## SET EXERCISE
Quote from the first line below through the line that contains "const barColor = '#5e4a7a';", both included, and leave the pictures out.

++++++++++

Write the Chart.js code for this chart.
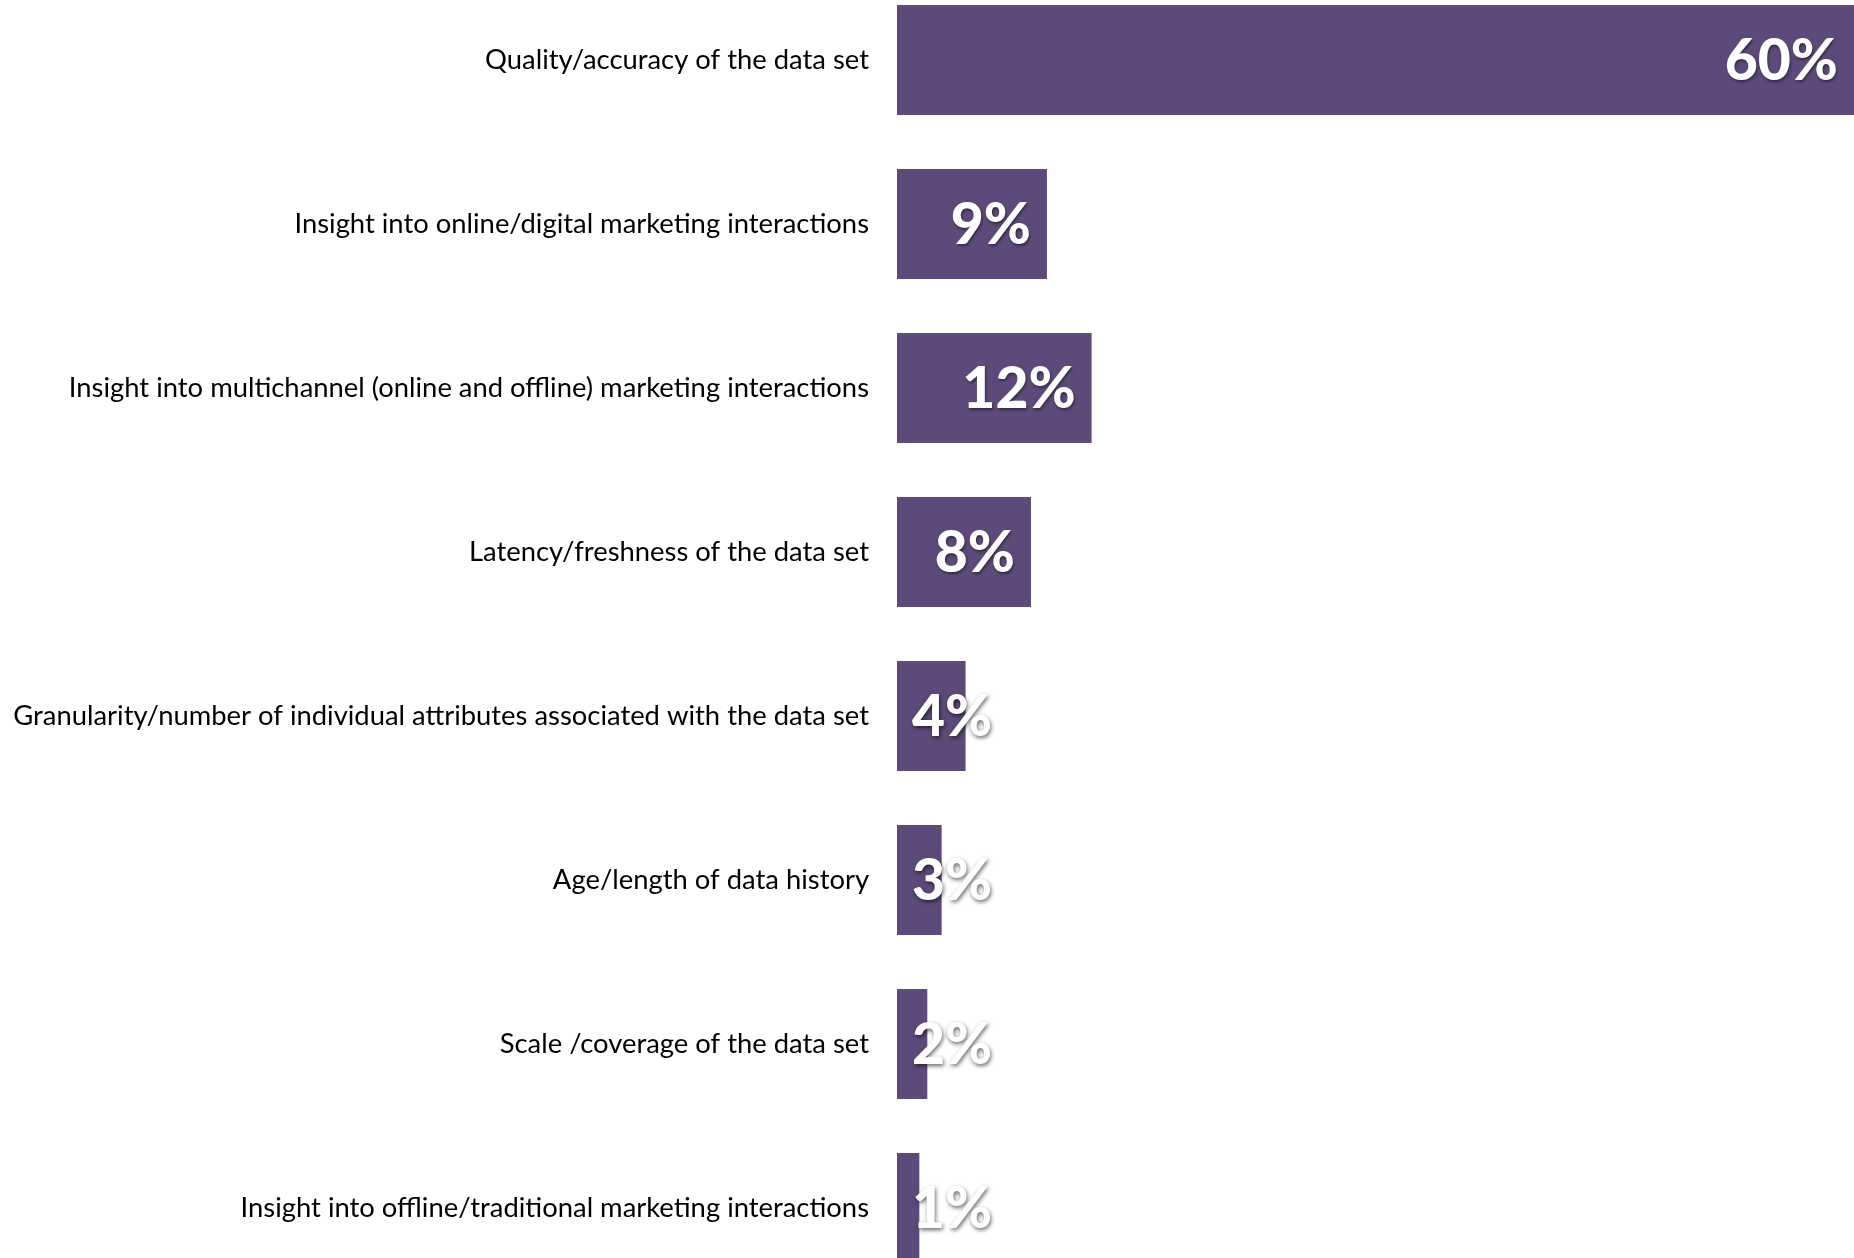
<!DOCTYPE html>
<html>
<head>
<meta charset="utf-8">
<title>Data set attributes</title>
<script src="https://cdn.jsdelivr.net/npm/chart.js@4.4.1/dist/chart.umd.min.js"></script>
<style>
    html, body { margin: 0; padding: 0; background: #fff; overflow: hidden; }
    body { width: 1854px; height: 1258px; position: relative; }
    #chart { position: absolute; left: 0; top: -22px; }
</style>
</head>
<body>
<canvas id="chart" width="1854" height="1312"></canvas>
<script>
// Categories, top to bottom
const categories = [
    'Quality/accuracy of the data set',
    'Insight into online/digital marketing interactions',
    'Insight into multichannel (online and offline) marketing interactions',
    'Latency/freshness of the data set',
    'Granularity/number of individual attributes associated with the data set',
    'Age/length of data history',
    'Scale /coverage of the data set',
    'Insight into offline/traditional marketing interactions'
];

// Share of respondents (%), bar lengths
const shares = [60, 9.4, 12.2, 8.4, 4.3, 2.8, 1.9, 1.4];

const barColor = '#5e4a7a';

// Data labels drawn "inside end", pushed right for short bars
const valueLabels = {
    id: 'valueLabels',
    afterDatasetsDraw(chart) {
        const ctx = chart.ctx;
        const meta = chart.getDatasetMeta(0);
        ctx.save();
        ctx.font = '900 57px Lato';
        ctx.textBaseline = 'middle';
        ctx.textAlign = 'left';
        meta.data.forEach((bar, i) => {
            const txt = Math.round(shares[i]) + '%';
            const w = ctx.measureText(txt).width;
            let x = bar.x - 16 - w;
            if (x < bar.base + 15) x = bar.base + 15;
            const outside = x + w > bar.x;
            ctx.shadowColor = outside ? 'rgba(0,0,0,0.6)' : 'rgba(0,0,0,0.45)';
            ctx.shadowBlur = outside ? 4 : 3;
            ctx.shadowOffsetX = 1;
            ctx.shadowOffsetY = 2;
            ctx.fillStyle = '#ffffff';
            ctx.fillText(txt, x, bar.y + 2);
        });
        ctx.restore();
    }
};

window.onload = () => {
    const ctx = document.getElementById('chart').getContext('2d');
    new Chart(ctx, {
        type: 'bar',
        data: {
            labels: categories,
            datasets: [{
                data: shares,
                backgroundColor: barColor,
                borderWidth: 0,
                barPercentage: 0.67,
                categoryPercentage: 1.0
            }]
        },
        options: {
            indexAxis: 'y',
            responsive: false,
            devicePixelRatio: 1,
            animation: false,
            layout: { padding: 0 },
            plugins: {
                legend: { display: false },
                tooltip: { enabled: false }
            },
            scales: {
                x: { display: false, min: 0, max: 60 },
                y: {
                    grid: { display: false, drawTicks: false },
                    border: { display: false },
                    ticks: {
                        color: '#000',
                        padding: 28,
                        font: { family: 'Lato', size: 27.4 }
                    },
                    afterFit: (scale) => {
                        // fixed label column, no extra top/bottom padding
                        scale.width = 897;
                        scale.paddingTop = 0;
                        scale.paddingBottom = 0;
                    }
                }
            }
        },
        plugins: [valueLabels]
    });
};
</script>
</body>
</html>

++++++++++

## COMPLETE RESPONSE
Write the Chart.js code for this chart.
<!DOCTYPE html>
<html>
<head>
<meta charset="utf-8">
<title>Data set attributes</title>
<script src="https://cdn.jsdelivr.net/npm/chart.js@4.4.1/dist/chart.umd.min.js"></script>
<style>
    html, body { margin: 0; padding: 0; background: #fff; overflow: hidden; }
    body { width: 1854px; height: 1258px; position: relative; }
    #chart { position: absolute; left: 0; top: -22px; }
</style>
</head>
<body>
<canvas id="chart" width="1854" height="1312"></canvas>
<script>
// Categories, top to bottom
const categories = [
    'Quality/accuracy of the data set',
    'Insight into online/digital marketing interactions',
    'Insight into multichannel (online and offline) marketing interactions',
    'Latency/freshness of the data set',
    'Granularity/number of individual attributes associated with the data set',
    'Age/length of data history',
    'Scale /coverage of the data set',
    'Insight into offline/traditional marketing interactions'
];

// Share of respondents (%), bar lengths
const shares = [60, 9.4, 12.2, 8.4, 4.3, 2.8, 1.9, 1.4];

const barColor = '#5e4a7a';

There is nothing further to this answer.